Tenía 14 años cuando visité la Clínica de los Remedios por primera vez. Me llevó mi madre porque empezaba a sufrir de síntomas del colon, que me han acompañado durante los siguientes 70 años. Me atendió el inolvidable Ives Chatain, médico integral, gran cirujano y educador quien años después se convertiría en mi estrictísimo Profesor de Anatomía en la Universidad del Valle. Él fue quien me dio las primeras recomendaciones para mis malestares digestivos. Espero que la tenacidad de esos síntomas que aparecen de tiempo en tiempo a pesar de la sapiencia de mis médicos y que son una clara demostración de la terquedad de ciertas dolencias, me haya asegurado, por lo menos, el purgatorio.

La segunda vez que acudí a la clínica de las Religiosas de Gerona fue hace 23 años cuando acompañé a mi padre a bien morir.

La tercera fue la semana pasada a raíz de una hepatitis aguda de Adriana, mi hija. Llegué a la clínica porque estaba de turno Raúl Corral magnífico infectólogo y ser humano acompañado de un personal médico y de enfermería compasivo y muy profesional. Mi hija por fortuna está en un proceso de recuperación.

La hepatitis A, que en Cali muestra por estos días la aparición de muchos casos, se transmite por alimentos contaminados e insuficientemente cocinados, un pobre lavado de manos, contacto con personas infectadas, crustáceos y pescados crudo, etcétera. Cualquier persona puede infectarse si no tiene los cuidados necesarios.

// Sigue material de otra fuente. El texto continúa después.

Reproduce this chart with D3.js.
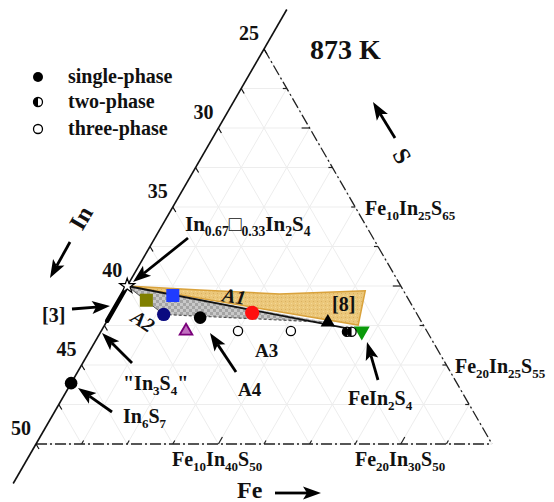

La hepatitis A es tremendamente contagiosa y produce síntomas muy molestos que se parecen en un comienzo a los de cualquier gripa. Por esa razón los médicos nos despistamos: Malestar general, decaimiento, fiebre, molestias digestivas (dolor abdominal, náusea), inapetencia, cefaleas y una multitud de otros síntomas de todos los sistemas orgánicos. Es una enfermedad que pone en riesgo la vida si no se hacen intervenciones oportunas y se confunde con el dengue, el Covid, otras virosis, paludismo, y muchas enfermedades tropicales tan comunes en nuestra región:

Esta confusión diagnóstica retrasa las intervenciones terapéuticas y ensombrece el pronóstico. Los exámenes de rutina muestran una linfocitosis que falsamente “confirma” el diagnóstico de una virosis. El paciente, mal diagnosticado, se somete al manejo habitual: reposo y acetaminofeno (pésimo en estos casos). Y el hígado se sigue inflamando en silencio hasta que un buen día la orina oscura, las heces blancas, y el estado general grave finalmente alertan a los médicos. Se realizan pruebas hepáticas y se aclara el cuadro. Sólo entonces se inicia el tratamiento que ya para ese momento requiere hospitalización.

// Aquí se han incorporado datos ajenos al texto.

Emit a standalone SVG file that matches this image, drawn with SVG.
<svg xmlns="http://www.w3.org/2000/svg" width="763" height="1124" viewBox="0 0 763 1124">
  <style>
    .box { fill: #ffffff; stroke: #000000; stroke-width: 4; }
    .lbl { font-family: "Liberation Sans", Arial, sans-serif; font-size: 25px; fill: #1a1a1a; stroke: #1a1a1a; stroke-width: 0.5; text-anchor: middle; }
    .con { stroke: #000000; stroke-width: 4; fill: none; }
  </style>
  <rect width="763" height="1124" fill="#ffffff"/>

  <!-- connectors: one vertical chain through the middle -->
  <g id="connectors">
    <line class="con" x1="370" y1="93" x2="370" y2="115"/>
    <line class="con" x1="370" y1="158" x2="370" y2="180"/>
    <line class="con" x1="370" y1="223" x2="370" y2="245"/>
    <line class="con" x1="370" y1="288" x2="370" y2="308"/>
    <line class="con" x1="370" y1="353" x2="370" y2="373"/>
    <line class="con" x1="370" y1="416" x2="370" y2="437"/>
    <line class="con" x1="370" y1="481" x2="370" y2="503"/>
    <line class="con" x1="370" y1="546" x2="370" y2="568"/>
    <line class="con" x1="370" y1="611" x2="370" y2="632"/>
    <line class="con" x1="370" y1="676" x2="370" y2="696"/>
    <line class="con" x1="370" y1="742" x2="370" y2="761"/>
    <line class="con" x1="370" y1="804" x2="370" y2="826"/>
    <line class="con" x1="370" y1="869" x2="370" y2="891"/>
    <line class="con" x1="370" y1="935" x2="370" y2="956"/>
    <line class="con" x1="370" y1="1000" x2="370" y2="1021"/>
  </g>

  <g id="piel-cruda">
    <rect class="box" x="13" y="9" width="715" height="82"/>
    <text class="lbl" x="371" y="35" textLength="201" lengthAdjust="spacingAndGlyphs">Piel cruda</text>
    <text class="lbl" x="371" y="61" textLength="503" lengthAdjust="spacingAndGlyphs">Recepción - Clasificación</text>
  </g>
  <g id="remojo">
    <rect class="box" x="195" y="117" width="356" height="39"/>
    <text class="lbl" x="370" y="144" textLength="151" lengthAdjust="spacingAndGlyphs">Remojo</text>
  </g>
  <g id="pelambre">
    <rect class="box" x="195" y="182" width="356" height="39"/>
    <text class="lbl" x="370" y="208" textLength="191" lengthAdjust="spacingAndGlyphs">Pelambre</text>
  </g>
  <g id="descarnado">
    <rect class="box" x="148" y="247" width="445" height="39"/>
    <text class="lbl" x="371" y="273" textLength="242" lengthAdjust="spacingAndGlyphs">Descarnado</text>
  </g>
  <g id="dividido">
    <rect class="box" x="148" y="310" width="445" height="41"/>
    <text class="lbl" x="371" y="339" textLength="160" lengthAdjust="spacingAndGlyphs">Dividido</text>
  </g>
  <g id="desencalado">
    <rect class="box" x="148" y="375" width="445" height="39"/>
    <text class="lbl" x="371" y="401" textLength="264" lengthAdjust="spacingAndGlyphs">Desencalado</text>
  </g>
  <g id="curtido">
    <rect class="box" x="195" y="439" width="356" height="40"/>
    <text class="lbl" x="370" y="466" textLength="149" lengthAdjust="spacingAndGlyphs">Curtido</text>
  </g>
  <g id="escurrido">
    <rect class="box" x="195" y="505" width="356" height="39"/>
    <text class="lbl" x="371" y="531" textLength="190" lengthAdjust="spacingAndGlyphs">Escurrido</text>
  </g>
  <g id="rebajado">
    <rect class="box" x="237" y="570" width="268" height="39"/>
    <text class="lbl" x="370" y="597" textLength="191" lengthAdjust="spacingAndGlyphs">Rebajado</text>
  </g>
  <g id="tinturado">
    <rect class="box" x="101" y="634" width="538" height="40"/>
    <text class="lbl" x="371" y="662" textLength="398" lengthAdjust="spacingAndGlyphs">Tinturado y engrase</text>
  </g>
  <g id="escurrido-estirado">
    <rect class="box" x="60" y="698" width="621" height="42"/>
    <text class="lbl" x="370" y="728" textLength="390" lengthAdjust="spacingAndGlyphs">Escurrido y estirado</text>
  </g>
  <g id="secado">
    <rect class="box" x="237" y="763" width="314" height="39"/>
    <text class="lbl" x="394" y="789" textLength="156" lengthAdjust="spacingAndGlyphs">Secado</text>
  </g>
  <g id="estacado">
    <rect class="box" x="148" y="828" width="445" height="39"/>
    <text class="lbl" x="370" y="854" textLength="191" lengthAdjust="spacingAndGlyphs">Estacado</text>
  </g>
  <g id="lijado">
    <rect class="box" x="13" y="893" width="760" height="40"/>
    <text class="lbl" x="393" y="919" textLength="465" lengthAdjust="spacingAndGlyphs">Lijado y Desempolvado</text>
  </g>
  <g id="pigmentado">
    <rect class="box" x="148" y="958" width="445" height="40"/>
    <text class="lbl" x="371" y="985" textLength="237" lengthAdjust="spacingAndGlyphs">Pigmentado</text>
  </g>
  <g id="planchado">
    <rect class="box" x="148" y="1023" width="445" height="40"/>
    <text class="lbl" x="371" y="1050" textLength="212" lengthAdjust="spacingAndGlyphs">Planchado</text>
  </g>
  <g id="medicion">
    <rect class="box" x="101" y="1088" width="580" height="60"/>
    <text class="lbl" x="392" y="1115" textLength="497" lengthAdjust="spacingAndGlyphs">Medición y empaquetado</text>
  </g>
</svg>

Escribo esta nota para recomendar a mis amables lectores que si tienen un cuadro similar al descrito, sugieran a su médico la posibilidad de estar sufriendo de una hepatitis y acudan a sus EPS o a la Cruz Roja, para determinar los niveles de antígenos o anticuerpos contra los virus de hepatitis A, B y C, y procedan a vacunarse.

El hígado es un órgano muy noble y se recupera de las más grandes injurias. Una de ellas es el virus de la hepatitis. Pero hay que estar atento a las señales, informarse y actuar con prontitud, pues como le escuché tantas veces decir a mi padre: la gente se muere más por falta de información que por falta de medicamentos.